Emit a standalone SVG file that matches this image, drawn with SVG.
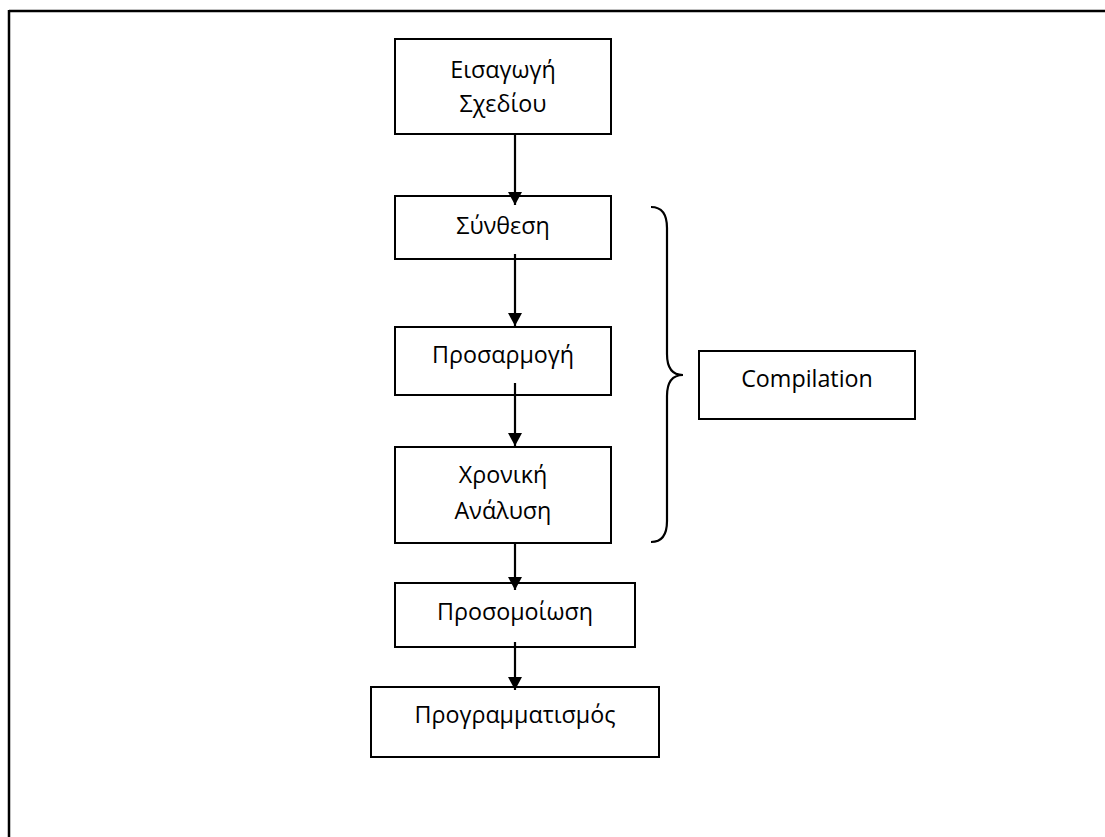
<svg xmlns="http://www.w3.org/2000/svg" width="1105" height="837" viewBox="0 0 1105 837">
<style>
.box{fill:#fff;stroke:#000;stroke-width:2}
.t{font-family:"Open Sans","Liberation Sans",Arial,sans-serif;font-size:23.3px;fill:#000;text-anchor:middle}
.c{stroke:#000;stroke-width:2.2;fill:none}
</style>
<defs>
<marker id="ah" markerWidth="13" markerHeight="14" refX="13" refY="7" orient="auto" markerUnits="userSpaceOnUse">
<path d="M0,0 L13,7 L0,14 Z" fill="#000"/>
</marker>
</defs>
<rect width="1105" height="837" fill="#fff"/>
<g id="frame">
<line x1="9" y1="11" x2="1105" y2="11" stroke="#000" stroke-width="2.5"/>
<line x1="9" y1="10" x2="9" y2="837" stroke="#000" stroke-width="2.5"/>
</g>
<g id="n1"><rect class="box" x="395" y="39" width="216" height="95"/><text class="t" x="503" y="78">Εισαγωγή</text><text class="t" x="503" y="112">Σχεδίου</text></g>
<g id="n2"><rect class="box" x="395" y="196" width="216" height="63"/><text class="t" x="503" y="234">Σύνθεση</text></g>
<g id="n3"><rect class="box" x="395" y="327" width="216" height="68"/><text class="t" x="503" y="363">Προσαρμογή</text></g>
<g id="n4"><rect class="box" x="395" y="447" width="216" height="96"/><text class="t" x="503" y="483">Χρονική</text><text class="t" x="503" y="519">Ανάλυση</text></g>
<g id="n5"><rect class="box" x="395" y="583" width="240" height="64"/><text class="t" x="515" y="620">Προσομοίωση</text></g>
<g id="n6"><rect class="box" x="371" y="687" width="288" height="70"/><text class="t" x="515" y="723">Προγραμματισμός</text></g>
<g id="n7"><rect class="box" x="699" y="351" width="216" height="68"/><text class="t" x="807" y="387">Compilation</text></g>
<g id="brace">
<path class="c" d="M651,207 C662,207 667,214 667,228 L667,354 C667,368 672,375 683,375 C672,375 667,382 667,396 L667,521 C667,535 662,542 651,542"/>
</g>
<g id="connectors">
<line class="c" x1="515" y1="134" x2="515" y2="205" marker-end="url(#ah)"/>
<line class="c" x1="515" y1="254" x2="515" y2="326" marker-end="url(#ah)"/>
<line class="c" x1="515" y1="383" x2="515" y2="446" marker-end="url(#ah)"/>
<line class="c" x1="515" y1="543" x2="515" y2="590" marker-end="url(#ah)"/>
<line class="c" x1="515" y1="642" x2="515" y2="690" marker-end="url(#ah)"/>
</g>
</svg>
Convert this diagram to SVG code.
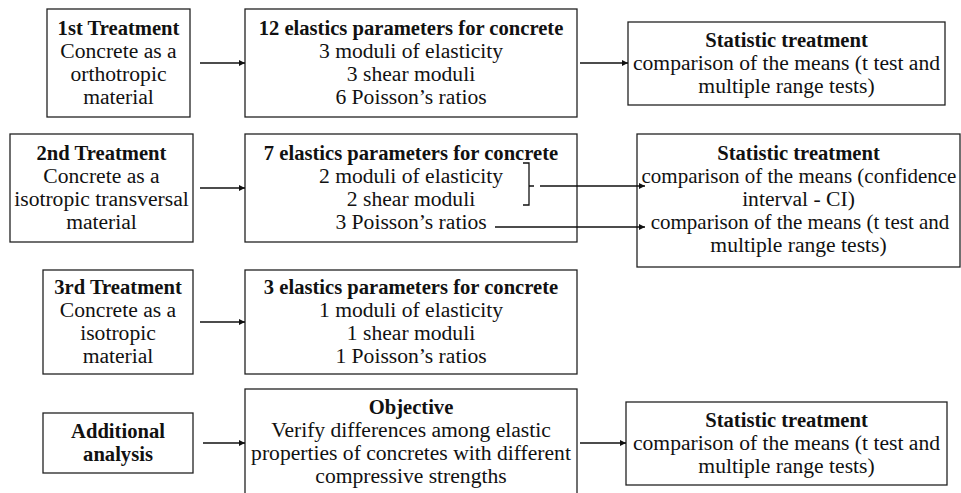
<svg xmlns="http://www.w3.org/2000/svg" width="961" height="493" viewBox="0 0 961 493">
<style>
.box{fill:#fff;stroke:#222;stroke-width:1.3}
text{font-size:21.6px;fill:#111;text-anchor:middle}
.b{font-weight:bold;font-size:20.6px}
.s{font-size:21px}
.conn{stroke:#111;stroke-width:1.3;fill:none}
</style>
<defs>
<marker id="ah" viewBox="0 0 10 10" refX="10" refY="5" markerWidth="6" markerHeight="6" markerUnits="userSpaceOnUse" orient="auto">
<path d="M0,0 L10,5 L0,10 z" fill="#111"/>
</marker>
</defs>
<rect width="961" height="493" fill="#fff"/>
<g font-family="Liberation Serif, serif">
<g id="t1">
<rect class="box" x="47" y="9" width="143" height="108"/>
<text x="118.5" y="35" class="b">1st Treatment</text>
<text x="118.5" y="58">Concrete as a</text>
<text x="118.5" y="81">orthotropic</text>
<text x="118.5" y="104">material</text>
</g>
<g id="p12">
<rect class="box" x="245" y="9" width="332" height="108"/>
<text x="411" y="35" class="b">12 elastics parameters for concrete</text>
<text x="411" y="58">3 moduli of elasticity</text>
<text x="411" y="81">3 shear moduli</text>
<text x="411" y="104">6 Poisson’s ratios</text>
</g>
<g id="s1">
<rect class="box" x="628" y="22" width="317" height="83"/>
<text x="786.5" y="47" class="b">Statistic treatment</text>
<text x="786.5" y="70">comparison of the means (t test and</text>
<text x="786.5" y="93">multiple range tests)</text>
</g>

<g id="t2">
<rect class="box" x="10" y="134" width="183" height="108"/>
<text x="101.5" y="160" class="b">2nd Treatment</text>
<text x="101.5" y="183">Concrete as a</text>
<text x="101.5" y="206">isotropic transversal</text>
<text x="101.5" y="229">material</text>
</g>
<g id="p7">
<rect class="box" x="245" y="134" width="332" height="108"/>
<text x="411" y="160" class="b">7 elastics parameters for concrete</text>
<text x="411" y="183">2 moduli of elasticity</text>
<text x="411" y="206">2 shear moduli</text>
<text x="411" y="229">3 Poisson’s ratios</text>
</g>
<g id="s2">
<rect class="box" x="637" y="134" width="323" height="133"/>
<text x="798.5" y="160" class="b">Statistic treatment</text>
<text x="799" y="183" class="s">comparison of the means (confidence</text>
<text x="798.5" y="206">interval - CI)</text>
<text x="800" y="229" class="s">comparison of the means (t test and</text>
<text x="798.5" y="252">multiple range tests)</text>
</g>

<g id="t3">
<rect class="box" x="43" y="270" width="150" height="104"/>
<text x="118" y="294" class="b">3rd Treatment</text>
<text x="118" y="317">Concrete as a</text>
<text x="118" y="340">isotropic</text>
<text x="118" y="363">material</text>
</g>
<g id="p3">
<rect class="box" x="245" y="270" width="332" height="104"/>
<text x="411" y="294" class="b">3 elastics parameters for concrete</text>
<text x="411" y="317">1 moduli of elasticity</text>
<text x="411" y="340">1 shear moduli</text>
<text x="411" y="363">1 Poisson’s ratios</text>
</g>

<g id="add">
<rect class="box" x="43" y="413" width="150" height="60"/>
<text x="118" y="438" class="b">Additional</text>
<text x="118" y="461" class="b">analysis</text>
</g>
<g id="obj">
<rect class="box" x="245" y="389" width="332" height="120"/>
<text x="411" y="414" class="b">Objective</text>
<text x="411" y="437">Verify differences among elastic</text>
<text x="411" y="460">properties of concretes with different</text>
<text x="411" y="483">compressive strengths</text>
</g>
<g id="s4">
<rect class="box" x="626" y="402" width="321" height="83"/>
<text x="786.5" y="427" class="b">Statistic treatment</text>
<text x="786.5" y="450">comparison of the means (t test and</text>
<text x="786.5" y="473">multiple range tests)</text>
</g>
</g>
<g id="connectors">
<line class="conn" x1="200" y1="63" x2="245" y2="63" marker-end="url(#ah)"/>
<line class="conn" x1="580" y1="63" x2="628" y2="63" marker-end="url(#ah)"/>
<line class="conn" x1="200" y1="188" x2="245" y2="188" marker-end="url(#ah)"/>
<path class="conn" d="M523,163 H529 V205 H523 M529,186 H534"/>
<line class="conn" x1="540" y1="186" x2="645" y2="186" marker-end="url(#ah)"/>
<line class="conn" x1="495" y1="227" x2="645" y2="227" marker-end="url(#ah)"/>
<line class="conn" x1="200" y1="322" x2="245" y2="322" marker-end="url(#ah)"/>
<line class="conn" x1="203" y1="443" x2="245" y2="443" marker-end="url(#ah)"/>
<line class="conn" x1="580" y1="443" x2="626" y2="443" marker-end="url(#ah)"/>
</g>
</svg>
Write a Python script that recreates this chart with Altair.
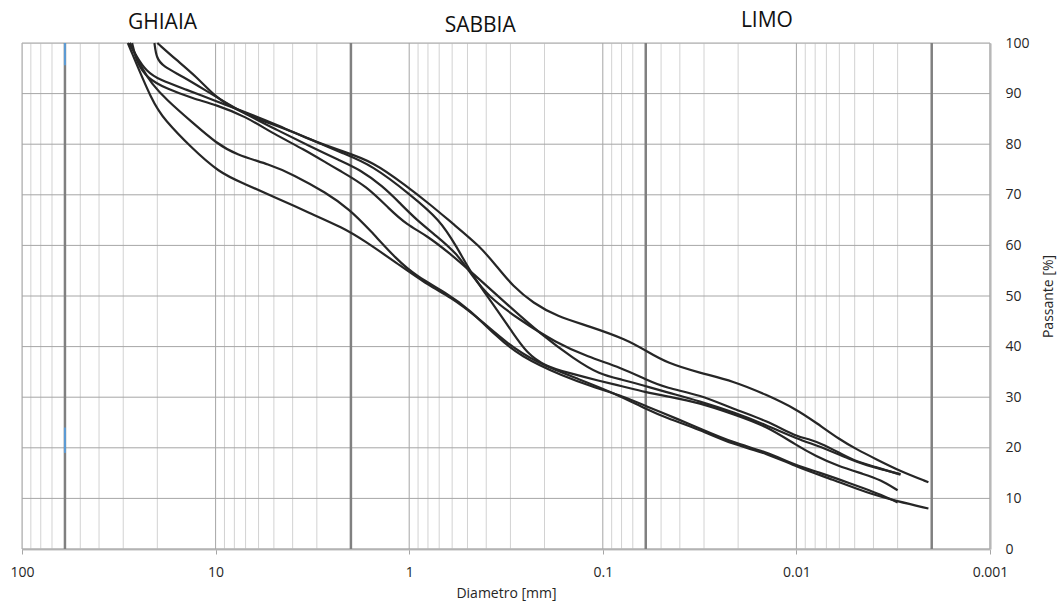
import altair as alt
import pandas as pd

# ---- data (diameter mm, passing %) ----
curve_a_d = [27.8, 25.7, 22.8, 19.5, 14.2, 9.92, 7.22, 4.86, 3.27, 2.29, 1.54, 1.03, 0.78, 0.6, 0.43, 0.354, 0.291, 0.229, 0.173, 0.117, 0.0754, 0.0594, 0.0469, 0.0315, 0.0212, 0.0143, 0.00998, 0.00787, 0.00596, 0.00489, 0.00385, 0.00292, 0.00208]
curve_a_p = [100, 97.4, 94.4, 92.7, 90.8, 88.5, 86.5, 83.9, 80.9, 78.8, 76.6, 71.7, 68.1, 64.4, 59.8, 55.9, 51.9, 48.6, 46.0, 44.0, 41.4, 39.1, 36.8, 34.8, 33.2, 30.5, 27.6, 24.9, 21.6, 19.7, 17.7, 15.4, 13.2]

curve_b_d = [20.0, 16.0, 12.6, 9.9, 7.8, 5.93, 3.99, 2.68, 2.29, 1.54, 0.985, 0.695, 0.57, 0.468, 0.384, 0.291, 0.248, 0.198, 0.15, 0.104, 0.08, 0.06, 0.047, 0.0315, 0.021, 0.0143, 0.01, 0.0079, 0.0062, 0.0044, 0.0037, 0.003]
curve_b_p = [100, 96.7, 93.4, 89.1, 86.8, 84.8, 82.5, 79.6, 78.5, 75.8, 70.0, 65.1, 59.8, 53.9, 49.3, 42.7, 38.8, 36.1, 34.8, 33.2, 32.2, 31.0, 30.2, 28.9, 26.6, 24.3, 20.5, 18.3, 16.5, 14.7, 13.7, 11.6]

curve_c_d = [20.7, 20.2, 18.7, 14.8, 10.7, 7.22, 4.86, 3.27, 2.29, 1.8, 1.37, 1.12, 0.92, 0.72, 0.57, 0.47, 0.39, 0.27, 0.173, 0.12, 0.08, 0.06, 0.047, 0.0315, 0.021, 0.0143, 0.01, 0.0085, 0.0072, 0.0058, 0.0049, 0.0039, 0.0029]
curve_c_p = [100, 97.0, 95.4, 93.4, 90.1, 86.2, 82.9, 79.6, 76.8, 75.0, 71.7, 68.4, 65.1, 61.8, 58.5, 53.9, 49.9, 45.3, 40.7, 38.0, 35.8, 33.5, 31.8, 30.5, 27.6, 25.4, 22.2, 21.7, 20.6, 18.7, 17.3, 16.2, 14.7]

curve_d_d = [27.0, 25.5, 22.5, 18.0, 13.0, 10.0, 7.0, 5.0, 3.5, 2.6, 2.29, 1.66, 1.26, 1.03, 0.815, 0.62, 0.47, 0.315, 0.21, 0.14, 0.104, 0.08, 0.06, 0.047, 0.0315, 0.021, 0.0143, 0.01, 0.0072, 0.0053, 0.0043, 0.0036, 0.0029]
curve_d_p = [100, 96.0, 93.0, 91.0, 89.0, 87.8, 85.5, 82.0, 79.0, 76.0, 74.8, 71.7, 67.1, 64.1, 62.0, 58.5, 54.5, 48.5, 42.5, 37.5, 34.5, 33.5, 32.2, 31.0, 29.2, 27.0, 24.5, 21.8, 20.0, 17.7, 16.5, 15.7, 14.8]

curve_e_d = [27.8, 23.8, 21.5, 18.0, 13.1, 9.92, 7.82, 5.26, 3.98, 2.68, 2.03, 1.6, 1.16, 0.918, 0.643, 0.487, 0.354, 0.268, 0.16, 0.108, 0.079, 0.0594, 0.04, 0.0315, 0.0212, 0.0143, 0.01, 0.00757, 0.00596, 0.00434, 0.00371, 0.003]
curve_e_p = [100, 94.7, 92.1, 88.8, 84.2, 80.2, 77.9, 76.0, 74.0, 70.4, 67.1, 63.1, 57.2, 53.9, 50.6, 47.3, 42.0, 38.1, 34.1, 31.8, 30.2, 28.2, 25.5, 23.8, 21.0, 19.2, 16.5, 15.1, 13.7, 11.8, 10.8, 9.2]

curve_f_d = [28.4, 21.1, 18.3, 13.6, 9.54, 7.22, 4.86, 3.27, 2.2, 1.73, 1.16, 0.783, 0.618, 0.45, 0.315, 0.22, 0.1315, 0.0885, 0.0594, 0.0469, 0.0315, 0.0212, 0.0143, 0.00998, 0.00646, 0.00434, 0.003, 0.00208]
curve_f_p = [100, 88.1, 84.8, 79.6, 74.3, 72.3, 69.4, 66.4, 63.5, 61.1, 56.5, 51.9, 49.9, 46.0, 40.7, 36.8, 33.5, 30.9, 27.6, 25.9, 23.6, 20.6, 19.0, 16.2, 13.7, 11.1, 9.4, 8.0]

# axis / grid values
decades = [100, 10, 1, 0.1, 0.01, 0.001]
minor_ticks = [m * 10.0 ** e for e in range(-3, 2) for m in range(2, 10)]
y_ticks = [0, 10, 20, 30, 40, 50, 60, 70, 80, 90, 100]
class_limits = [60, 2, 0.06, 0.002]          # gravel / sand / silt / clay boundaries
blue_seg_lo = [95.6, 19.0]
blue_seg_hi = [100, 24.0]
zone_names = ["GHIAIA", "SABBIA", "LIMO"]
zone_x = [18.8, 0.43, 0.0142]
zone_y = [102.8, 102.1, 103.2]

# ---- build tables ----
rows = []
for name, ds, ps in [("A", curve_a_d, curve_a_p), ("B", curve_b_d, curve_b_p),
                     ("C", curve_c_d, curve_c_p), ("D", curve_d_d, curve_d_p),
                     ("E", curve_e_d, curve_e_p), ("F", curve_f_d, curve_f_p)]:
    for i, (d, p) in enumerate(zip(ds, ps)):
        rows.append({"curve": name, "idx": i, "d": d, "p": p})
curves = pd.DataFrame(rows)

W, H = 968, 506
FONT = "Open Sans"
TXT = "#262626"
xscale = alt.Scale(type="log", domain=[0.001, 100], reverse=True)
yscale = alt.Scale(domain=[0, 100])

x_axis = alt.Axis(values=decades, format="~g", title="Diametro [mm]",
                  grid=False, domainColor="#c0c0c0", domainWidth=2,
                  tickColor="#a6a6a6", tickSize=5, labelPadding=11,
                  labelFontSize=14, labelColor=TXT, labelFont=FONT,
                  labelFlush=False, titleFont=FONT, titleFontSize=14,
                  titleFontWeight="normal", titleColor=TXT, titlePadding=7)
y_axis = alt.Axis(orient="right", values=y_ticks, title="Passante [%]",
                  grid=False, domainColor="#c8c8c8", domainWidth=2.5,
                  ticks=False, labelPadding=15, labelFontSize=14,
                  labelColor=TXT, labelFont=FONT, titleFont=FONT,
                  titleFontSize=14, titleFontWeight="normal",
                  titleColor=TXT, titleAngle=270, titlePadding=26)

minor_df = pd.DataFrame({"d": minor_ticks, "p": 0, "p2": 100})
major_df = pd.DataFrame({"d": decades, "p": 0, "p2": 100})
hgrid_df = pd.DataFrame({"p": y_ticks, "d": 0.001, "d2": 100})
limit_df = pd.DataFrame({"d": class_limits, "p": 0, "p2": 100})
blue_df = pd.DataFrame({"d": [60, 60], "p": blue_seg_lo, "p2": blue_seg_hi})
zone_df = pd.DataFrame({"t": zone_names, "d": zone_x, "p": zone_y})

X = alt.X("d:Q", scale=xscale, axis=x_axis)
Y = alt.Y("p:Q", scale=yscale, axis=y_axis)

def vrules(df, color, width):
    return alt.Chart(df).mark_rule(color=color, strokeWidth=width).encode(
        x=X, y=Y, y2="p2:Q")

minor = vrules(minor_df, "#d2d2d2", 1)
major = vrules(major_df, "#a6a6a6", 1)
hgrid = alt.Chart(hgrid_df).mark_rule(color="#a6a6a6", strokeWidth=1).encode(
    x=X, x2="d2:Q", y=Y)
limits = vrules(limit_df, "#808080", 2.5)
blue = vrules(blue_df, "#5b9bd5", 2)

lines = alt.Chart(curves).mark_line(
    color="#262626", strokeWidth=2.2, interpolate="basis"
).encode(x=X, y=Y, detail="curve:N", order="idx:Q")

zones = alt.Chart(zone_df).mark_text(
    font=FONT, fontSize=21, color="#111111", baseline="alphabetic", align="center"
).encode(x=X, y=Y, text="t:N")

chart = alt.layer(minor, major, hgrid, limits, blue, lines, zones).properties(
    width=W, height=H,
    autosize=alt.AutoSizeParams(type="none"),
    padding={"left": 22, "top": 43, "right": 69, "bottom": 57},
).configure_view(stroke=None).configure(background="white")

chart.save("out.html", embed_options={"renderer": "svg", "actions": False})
******
Exercise:
Go to the line that contains "Write a Python" and copy from there down to the line that contains "16.5, 15.7, 14.8]", with both lines included. Pass over the pictures.

Output below:
Write a Python script that recreates this chart with Altair.
import altair as alt
import pandas as pd

# ---- data (diameter mm, passing %) ----
curve_a_d = [27.8, 25.7, 22.8, 19.5, 14.2, 9.92, 7.22, 4.86, 3.27, 2.29, 1.54, 1.03, 0.78, 0.6, 0.43, 0.354, 0.291, 0.229, 0.173, 0.117, 0.0754, 0.0594, 0.0469, 0.0315, 0.0212, 0.0143, 0.00998, 0.00787, 0.00596, 0.00489, 0.00385, 0.00292, 0.00208]
curve_a_p = [100, 97.4, 94.4, 92.7, 90.8, 88.5, 86.5, 83.9, 80.9, 78.8, 76.6, 71.7, 68.1, 64.4, 59.8, 55.9, 51.9, 48.6, 46.0, 44.0, 41.4, 39.1, 36.8, 34.8, 33.2, 30.5, 27.6, 24.9, 21.6, 19.7, 17.7, 15.4, 13.2]

curve_b_d = [20.0, 16.0, 12.6, 9.9, 7.8, 5.93, 3.99, 2.68, 2.29, 1.54, 0.985, 0.695, 0.57, 0.468, 0.384, 0.291, 0.248, 0.198, 0.15, 0.104, 0.08, 0.06, 0.047, 0.0315, 0.021, 0.0143, 0.01, 0.0079, 0.0062, 0.0044, 0.0037, 0.003]
curve_b_p = [100, 96.7, 93.4, 89.1, 86.8, 84.8, 82.5, 79.6, 78.5, 75.8, 70.0, 65.1, 59.8, 53.9, 49.3, 42.7, 38.8, 36.1, 34.8, 33.2, 32.2, 31.0, 30.2, 28.9, 26.6, 24.3, 20.5, 18.3, 16.5, 14.7, 13.7, 11.6]

curve_c_d = [20.7, 20.2, 18.7, 14.8, 10.7, 7.22, 4.86, 3.27, 2.29, 1.8, 1.37, 1.12, 0.92, 0.72, 0.57, 0.47, 0.39, 0.27, 0.173, 0.12, 0.08, 0.06, 0.047, 0.0315, 0.021, 0.0143, 0.01, 0.0085, 0.0072, 0.0058, 0.0049, 0.0039, 0.0029]
curve_c_p = [100, 97.0, 95.4, 93.4, 90.1, 86.2, 82.9, 79.6, 76.8, 75.0, 71.7, 68.4, 65.1, 61.8, 58.5, 53.9, 49.9, 45.3, 40.7, 38.0, 35.8, 33.5, 31.8, 30.5, 27.6, 25.4, 22.2, 21.7, 20.6, 18.7, 17.3, 16.2, 14.7]

curve_d_d = [27.0, 25.5, 22.5, 18.0, 13.0, 10.0, 7.0, 5.0, 3.5, 2.6, 2.29, 1.66, 1.26, 1.03, 0.815, 0.62, 0.47, 0.315, 0.21, 0.14, 0.104, 0.08, 0.06, 0.047, 0.0315, 0.021, 0.0143, 0.01, 0.0072, 0.0053, 0.0043, 0.0036, 0.0029]
curve_d_p = [100, 96.0, 93.0, 91.0, 89.0, 87.8, 85.5, 82.0, 79.0, 76.0, 74.8, 71.7, 67.1, 64.1, 62.0, 58.5, 54.5, 48.5, 42.5, 37.5, 34.5, 33.5, 32.2, 31.0, 29.2, 27.0, 24.5, 21.8, 20.0, 17.7, 16.5, 15.7, 14.8]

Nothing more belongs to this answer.